2. Minimise What You Store
Basic-Fit's decision not to store identity documents meant that passports and driving licences were not compromised. That is data minimisation working exactly as intended. Ask yourself: do you genuinely need to keep bank account details on file, or could you use a payment processor like Stripe or GoCardless that handles the sensitive data for you? Under both UK GDPR and EU GDPR, you are required to collect only the personal data that is necessary for the purpose you have stated. Less data stored means less data stolen.
3. Monitoring and Detection Save You
Basic-Fit's monitoring tools detected the intrusion and enabled their team to shut it down within minutes. Without that monitoring, the breach could have continued for days or weeks — as has happened in many other incidents.
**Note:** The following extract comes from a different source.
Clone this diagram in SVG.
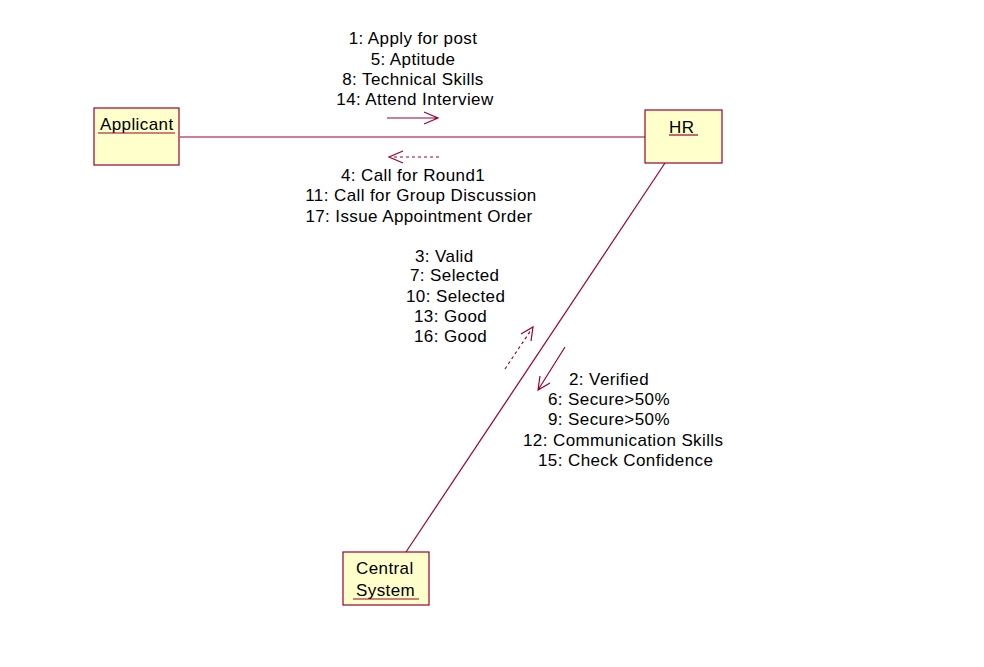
<svg xmlns="http://www.w3.org/2000/svg" width="984" height="667" viewBox="0 0 984 667">
<style>
.box{fill:#FFFFCC;stroke:#990033;stroke-width:1.2}
.ln{stroke:#990033;stroke-width:1.2;fill:none}
.dash{stroke-dasharray:3,3}
text{font-family:"Liberation Sans",Arial,sans-serif;font-size:17px;letter-spacing:0.4px;fill:#000}
.c{text-anchor:middle}
</style>
<rect width="984" height="667" fill="#fff"/>
<g id="connectors">
<line class="ln" x1="180" y1="137" x2="645" y2="137"/>
<line class="ln" x1="665" y1="163" x2="406" y2="552"/>
<path class="ln" d="M387 118 H438 M424 112 L438 118 L424 124"/>
<path class="ln dash" d="M439 157 H391"/>
<path class="ln" d="M403 151 L389 157 L403 163"/>
<path class="ln dash" d="M505 369 L531 330"/>
<path class="ln" d="M521 334 L533 327 L531 341"/>
<path class="ln" d="M565 347 L538 390 M540 376 L538 390 L550 383"/>
<text class="c" x="413" y="44">1: Apply for post</text>
<text class="c" x="413" y="65">5: Aptitude</text>
<text class="c" x="413" y="85">8: Technical Skills</text>
<text class="c" x="415" y="105">14: Attend Interview</text>
<text class="c" x="413" y="181">4: Call for Round1</text>
<text class="c" x="421" y="201">11: Call for Group Discussion</text>
<text class="c" x="419" y="222">17: Issue Appointment Order</text>
<text x="415" y="262">3: Valid</text>
<text x="410" y="281">7: Selected</text>
<text x="406" y="302">10: Selected</text>
<text x="414" y="322">13: Good</text>
<text x="414" y="342">16: Good</text>
<text x="569" y="385">2: Verified</text>
<text x="548" y="405">6: Secure&gt;50%</text>
<text x="548" y="425">9: Secure&gt;50%</text>
<text x="523" y="446">12: Communication Skills</text>
<text x="538" y="466">15: Check Confidence</text>
</g>
<g id="applicant">
<rect class="box" x="94" y="108" width="85" height="57"/>
<text x="100" y="130">Applicant</text>
<line class="ln" x1="98" y1="133" x2="175" y2="133"/>
</g>
<g id="hr">
<rect class="box" x="645" y="110" width="77" height="53"/>
<text x="669" y="133">HR</text>
<line class="ln" x1="669" y1="135" x2="698" y2="135"/>
</g>
<g id="central">
<rect class="box" x="343" y="552" width="86" height="53"/>
<text x="356" y="574">Central</text>
<text x="356" y="596">System</text>
<line class="ln" x1="353" y1="599" x2="419" y2="599"/>
</g>
</svg>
Small businesses often assume that security monitoring is expensive and complex, but affordable tools exist. Our managed security services provide exactly this kind of detection capability, scaled for smaller organisations.
4. Have a Breach Response Plan Before You Need One
Basic-Fit notified its data protection authority, informed affected members, and engaged external security specialists — all on the same day. That speed of response does not happen by accident. It happens because you have a plan written, tested, and ready. Every UK business that processes personal data should have an incident response plan that covers who to contact, what to communicate, and how to contain the damage.
5. Third-Party Systems Are Your Risk Too
The breached system at Basic-Fit was specifically the club visit-registration platform. If you use third-party software to manage bookings, memberships, or payments, those systems hold your customers' data — and their security is your responsibility in the eyes of the Information Commissioner's Office (ICO). Check that your suppliers have current security certifications, ask about their incident response procedures, and ensure your contracts include data protection obligations.
The Phishing Risk Is Immediate
Basic-Fit has warned affected members that the primary risk is phishing. Criminals who now have a million people's names, email addresses, phone numbers, dates of birth, and bank details can craft extraordinarily convincing fake emails and text messages. They can impersonate Basic-Fit, the member's bank, or a government agency — and they can include enough genuine personal detail to fool even cautious recipients.
This is why data breaches matter to every business, not just the one that was breached. If your customers are also Basic-Fit members, they may receive phishing messages that reference their gym membership. They may become more suspicious of all digital communications — including your legitimate ones. Helping your customers understand phishing, and ensuring your own communications are clearly authentic, is part of your duty of care.
What You Should Do This Week
- Audit your customer data. List every system, spreadsheet, and service that holds personal information. Identify anything you no longer need and delete it.
- Review your payment handling. If you store bank details or card numbers directly, investigate whether a payment processor could hold that data instead.
- Check your suppliers. Contact the providers of any software that holds your customer data and ask about their security measures.
- Write or update your breach response plan. Even a simple one-page document is better than nothing.
- Brief your team. Make sure every employee knows not to click suspicious links and knows who to contact if something looks wrong.
A data breach does not have to be your story. But the only way to ensure that is to act before it happens, not after.